I didn’t say that out loud. But my silence must have conveyed all that was needed, because it was then that my husband held my hand and said that he thought I should talk to someone.
Of course at first I lashed out at him. No one likes to admit they are broken in any way. Physical problems garner support and sympathy. Mental illnesses, on the other hand, seem more like weaknesses and personality flaws. Once they are admitted to, there’s no turning back, I thought. I’ll be forever that person who couldn’t hold it together.
But the concern on his face was so earnest. “Don’t you want to feel better?”
I did very much want to feel better. I wanted to stop replaying terrible hypothetical scenarios in my head, to eat normally, care for my family, sleep without waking to check and see if the world had ended while my eyes were closed, and to look at my daughter the way my husband did and see her as the bright hope in all of this.
I agreed to talk to my midwife who immediately got me an appointment with a therapist who dealt in postpartum issues.
“It’s not postpartum depression,” I told the therapist on that first visit. I remember even folding my arms across my chest and shaking my head. “My daughter is six months old. Plus, I’m not depressed.”
The therapist calmly explained to me that the postpartum period covers more than just a few days or weeks after having a baby. It can be up to a year. And though it’s the most commonly used term, depression isn’t the only postpartum problem; postpartum anxiety is very real and can be debilitating.
She metaphorically and literally patted my hand throughout that hour and many other hours to come. She explained to me that my reactions were not normal, and were robbing me of a fulfilling life. She also explained that postpartum anxiety and depression are real, happen more often than most women admit, and best of all, are not only treatable, but curable.
And it was true. I began a combination of talk and medication therapies. Slowly, the pall began to lift, and I began to see the crispness of the sky again. The TV faded into the back of my consciousness, and my daughter rose to the front again.
As the feelings faded – the constant pounding heart, aching neck, numb face, panic, and gnawing worry – and as I felt better, I began to become anxious that I would become anxious again. Sometimes I would smell the air in a certain way, hear a plane or see the Breaking! news bumper on TV, and I would feel around in my mind and body for those familiar reactions, like a tongue seeking out a bad tooth to check the level of tenderness.

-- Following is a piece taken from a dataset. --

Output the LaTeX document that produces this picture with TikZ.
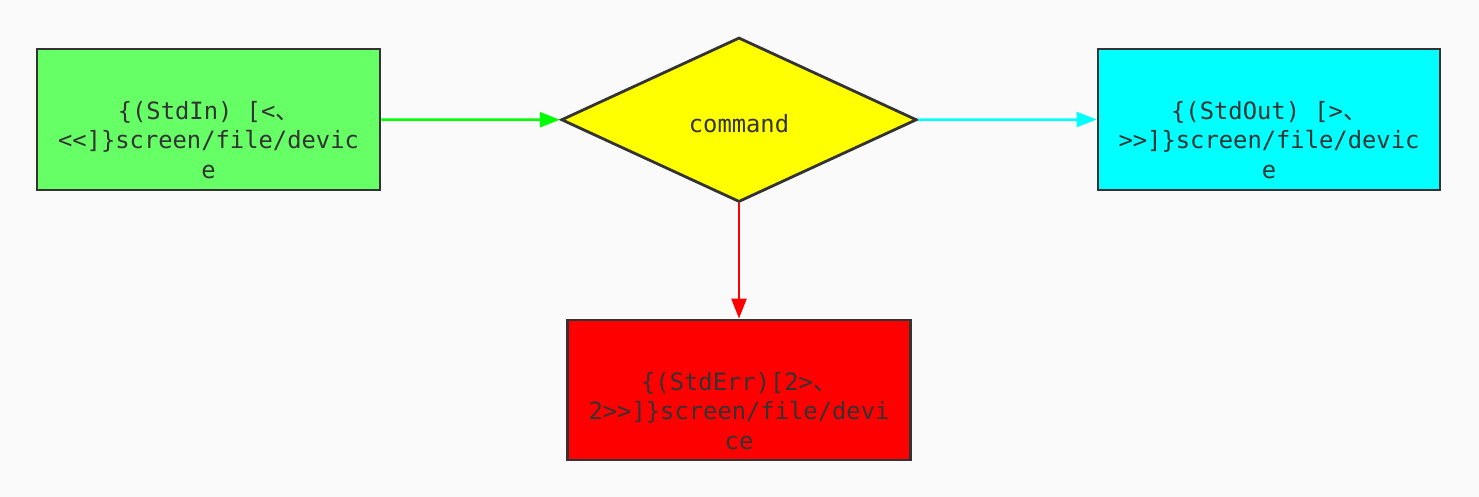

When I felt for the reactions, I still found them, but they had changed somewhat. There was tenderness, yes, and pain, but it was different and reached outside of my own body to others. There was also concern, but concern that doesn’t want to just watch television, and instead wants to mobilize. There was also a sadness I hadn’t noticed before, and newfound feeling of connectedness to my countrymen.
And there was also Maeve, who did begin to look like a shining ray of light. It had been so impossible for so long to care for her, for anyone else, or even for myself because the anxiety consumed so much space and took so much effort to contain. I felt around for the tenderness and was not disappointed to find it. It was still painful, but it was pain that was not in charge of me anymore.
I smiled at my shining, grinning, drooling ray of light, who stood in her play yard and reached her arms out to me. I switched the TV off, swung her onto my hip, and walked out into the bright blue.